Where would you like LMU Men’s Basketball to be one year and five years from now?

The five-year plan is really hard to project.  College basketball is so different today with the transfer market from years ago when you could look out three years and project your returning players and what your program would look like.  Nowadays, it’s very fluid and day to day. 

This year, an important thing for me and what I’m going to pay the closest attention to is our culture.  We have to get that right.  Do our players show up to class on-time?  Do our guys work extra and go above and beyond what is asked of them?  Are we unselfish as a team? Do we value every detail of our life and responsibility as a student-athlete at LMU?  When we step on the court, do our players give everything they can, win every repetition, and don’t take any plays off?  At the end of this year, I want to look back and say we set the standard, and our guys understood the importance of paying attention to detail.  If we understand that, we will have set ourselves up for great success by knowing what great habits look like.  And when you have good habits, you have a great chance of being successful.  Once we’ve laid a solid foundation, it becomes a player-led team and I no longer have to set the expectation because everyone has bought in to what we’re doing.  That’s what I hope for and years from now, we’re playing in big games.  That’s how you win and that’s how I want to start.  That’s my focus.    

There are so many players in the transfer portal today.  How do you deal with players joining and leaving a team and its effect on team chemistry?
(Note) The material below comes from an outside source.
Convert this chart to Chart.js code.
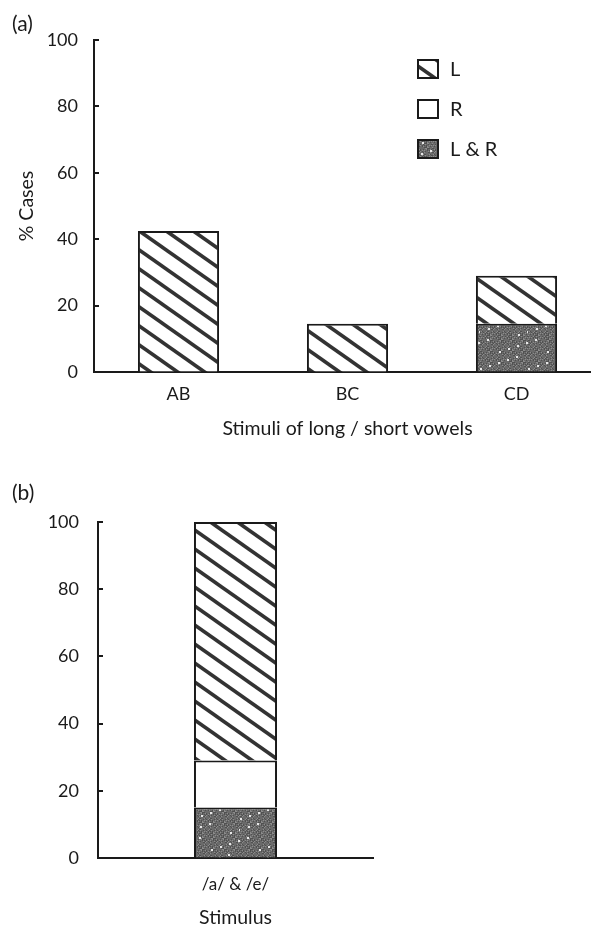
<!DOCTYPE html>
<html>
<head>
<meta charset="utf-8">
<script src="https://cdn.jsdelivr.net/npm/chart.js@4/dist/chart.umd.min.js"></script>
<style>
  html, body { margin: 0; padding: 0; background: #fff; width: 591px; height: 925px; overflow: hidden; }
  #wrapA { position: absolute; left: 0; top: 0; width: 601px; height: 450px; }
  #wrapB { position: absolute; left: 0; top: 450px; width: 591px; height: 479px; }
  .panel { position: absolute; left: 12px; font-family: Lato, sans-serif; font-size: 21px; line-height: 22px; color: #1a1a1a; }
</style>
</head>
<body>
<div id="wrapA"><canvas id="chartA" width="601" height="450"></canvas></div>
<div id="wrapB"><canvas id="chartB" width="591" height="479"></canvas></div>
<div class="panel" style="top:12px;">(a)</div>
<div class="panel" style="top:481px;">(b)</div>
<script>
// ---- data ----
const categoriesA = ['AB', 'BC', 'CD'];
const valuesLA = [42.5, 14.5, 14.5];
const valuesRA = [0, 0, 0];
const valuesLRA = [0, 0, 14.5];

const categoriesB = ['/a/ & /e/'];
const valuesLB = [71];
const valuesRB = [14];
const valuesLRB = [15];

const yTickValues = [0, 20, 40, 60, 80, 100];
const seriesNames = ['L', 'R', 'L & R'];
const titleA_x = 'Stimuli of long / short vowels';
const titleA_y = '% Cases';
const titleB_x = 'Stimulus';

// ---- patterns ----
function makeHatch() {
  const W = 27, H = 19;
  const c = document.createElement('canvas');
  c.width = W; c.height = H;
  const g = c.getContext('2d');
  g.fillStyle = '#fff';
  g.fillRect(0, 0, W, H);
  g.strokeStyle = '#333';
  g.lineWidth = 3.6;
  for (let k = -1; k <= 1; k++) {
    g.beginPath();
    g.moveTo(-W, -H + k * H);
    g.lineTo(2 * W, 2 * H + k * H);
    g.stroke();
  }
  return g.createPattern(c, 'repeat');
}
function makeGrain() {
  const S = 48;
  const c = document.createElement('canvas');
  c.width = S; c.height = S;
  const g = c.getContext('2d');
  g.fillStyle = '#6a6a6a';
  g.fillRect(0, 0, S, S);
  for (let y = 0; y < S; y++) {
    for (let x = 0; x < S; x++) {
      const h = (x * 37 + y * 91 + x * y * 13) % 11;
      if (h < 3) { g.fillStyle = '#505050'; g.fillRect(x, y, 1, 1); }
      else if (h > 8) { g.fillStyle = '#8c8c8c'; g.fillRect(x, y, 1, 1); }
    }
  }
  g.fillStyle = '#e8e8e8';
  for (let i = 0; i < 14; i++) {
    const x = (i * 29 + 7) % S, y = (i * 17 + 3) % S;
    g.fillRect(x, y, 2, 2);
  }
  return g.createPattern(c, 'repeat');
}
const hatch = makeHatch();
const grain = makeGrain();
const fills = [hatch, '#ffffff', grain];

const FONT = 'Lato, sans-serif';
const INK = '#1a1a1a';

const inwardTicks = {
  id: 'inwardTicks',
  afterDraw(chart) {
    const ys = chart.scales.y, ca = chart.chartArea, ctx = chart.ctx;
    ctx.save();
    ctx.strokeStyle = INK;
    ctx.lineWidth = 2;
    ys.ticks.forEach(t => {
      if (t.value === 0) return;
      const py = Math.round(ys.getPixelForValue(t.value));
      ctx.beginPath();
      ctx.moveTo(ca.left, py);
      ctx.lineTo(ca.left + 5, py);
      ctx.stroke();
    });
    ctx.restore();
  }
};

const innerLegend = {
  id: 'innerLegend',
  afterDraw(chart, args, opts) {
    if (!opts.show) return;
    const ctx = chart.ctx;
    ctx.save();
    const ds = chart.data.datasets.slice().reverse();
    ds.forEach((d, i) => {
      const bx = opts.x, by = opts.y + i * opts.gap;
      ctx.fillStyle = d.backgroundColor;
      ctx.fillRect(bx, by, 20, 18);
      ctx.strokeStyle = INK;
      ctx.lineWidth = 2;
      ctx.strokeRect(bx, by, 20, 18);
      ctx.fillStyle = INK;
      ctx.font = '20px ' + FONT;
      ctx.textBaseline = 'middle';
      ctx.textAlign = 'left';
      ctx.fillText(d.label, bx + 32, by + 10);
    });
    ctx.restore();
  }
};

function datasets(lr, r, l) {
  const bw = { top: 2, left: 2, right: 2, bottom: 0 };
  return [
    { label: seriesNames[2], data: lr, backgroundColor: fills[2], borderColor: INK, borderWidth: bw },
    { label: seriesNames[1], data: r, backgroundColor: fills[1], borderColor: INK, borderWidth: bw },
    { label: seriesNames[0], data: l, backgroundColor: fills[0], borderColor: INK, borderWidth: bw }
  ];
}

function makeChart(id, labels, ds, cfg) {
  return new Chart(document.getElementById(id), {
    type: 'bar',
    data: { labels: labels, datasets: ds },
    options: {
      responsive: false,
      animation: false,
      events: [],
      barPercentage: cfg.barPct,
      categoryPercentage: 1,
      layout: { padding: cfg.padding },
      plugins: {
        legend: { display: false },
        tooltip: { enabled: false },
        innerLegend: cfg.legend
      },
      scales: {
        x: {
          stacked: true,
          grid: { display: false, drawTicks: false },
          border: { display: true, color: INK, width: 2 },
          ticks: { color: INK, font: { family: FONT, size: cfg.xTickSize }, padding: cfg.xTickPad },
          title: { display: true, text: cfg.xTitle, color: INK, font: { family: FONT, size: 19.5 }, padding: { top: 0, bottom: cfg.xTitlePad } },
          afterFit(s) { s.height = cfg.xHeight; }
        },
        y: {
          stacked: true,
          min: 0, max: 100,
          afterBuildTicks(s) { s.ticks = yTickValues.map(v => ({ value: v })); },
          grid: { display: true, drawOnChartArea: false, drawTicks: false },
          border: { display: true, color: INK, width: 2 },
          ticks: { color: INK, font: { family: FONT, size: 18 }, padding: cfg.yTickPad },
          title: { display: !!cfg.yTitle, text: cfg.yTitle || '', color: INK, font: { family: FONT, size: 19.5 }, padding: { top: 15, bottom: 0 } },
          afterFit(s) { s.width = cfg.yWidth; }
        }
      }
    },
    plugins: [inwardTicks, innerLegend]
  });
}

makeChart('chartA', categoriesA, datasets(valuesLRA, valuesRA, valuesLA), {
  barPct: 0.48,
  padding: { top: 40, left: 0, right: 0, bottom: 0 },
  xTickSize: 18, xTickPad: 11, xTitlePad: 10, xHeight: 78, xTitle: titleA_x,
  yTickPad: 16, yWidth: 94, yTitle: titleA_y,
  legend: { show: true, x: 418, y: 60, gap: 40 }
});

makeChart('chartB', categoriesB, datasets(valuesLRB, valuesRB, valuesLB), {
  barPct: 0.302,
  padding: { top: 72, left: 0, right: 218, bottom: 0 },
  xTickSize: 17, xTickPad: 16, xTitlePad: 0, xHeight: 71, xTitle: titleB_x,
  yTickPad: 19, yWidth: 98, yTitle: '',
  legend: { show: false }
});
</script>
</body>
</html>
Everyone better get used to it.  It isn’t going away.  You do the best you can — shower love on these guys, hold them accountable, and give them your best.  But at some point, if a player doesn’t want to be with you or feels he’s better off at another school, then that’s OK.  So if a player feels there’s a better situation, we’ll cheer for him.  I want guys who want to be here and guys who believe “LMU” across your chest means something.  I want players who want to be connected with us and that goes for our staff as well.  And our players should have the same feeling about me.  Hopefully they want a coach who believes in them.  If we are at a point where someone doesn’t want to be here, I can’t force them.  But we’re just going to keep plugging away and keep doing the best job we can.  But I know that for the players that really want to be here, their chances of winning are much greater here.   

How excited is your family about moving to the West Coast?

They’re pumped.  My family loved Marquette and Milwaukee.  My kids are young and grew up there so the last five years have been a huge part of their life.  So when I took the job, they were mad at me for about 5 hours.  But the next day, they were looking up beaches (on the internet), so I think we’ve crossed that path.  They’re excited to move to California and be in the sun. 

What can the LMU community and fans do to help you become successful?

They can join in.  If people think that everything will change just because of my arrival, they’re wrong.  It may change a little bit.  We have to move away from this “wait and see” approach, which we’ve been doing forever.  We need everyone to jump in and roll up their sleeves and get to work and see what can happen.  Let’s ALL go for it and see where we end up.  That’s what I hope and desire.  That’s why I came here.  I didn’t come here to do it alone.  I’m asking people to give us a chance.  I’m asking people to jump in and help.  I want this program to be one that people feel connected to.  So I’m opening up my office.  There is power in numbers and the more of us that come together to make LMU basketball special, the better chance we have of accomplishing that.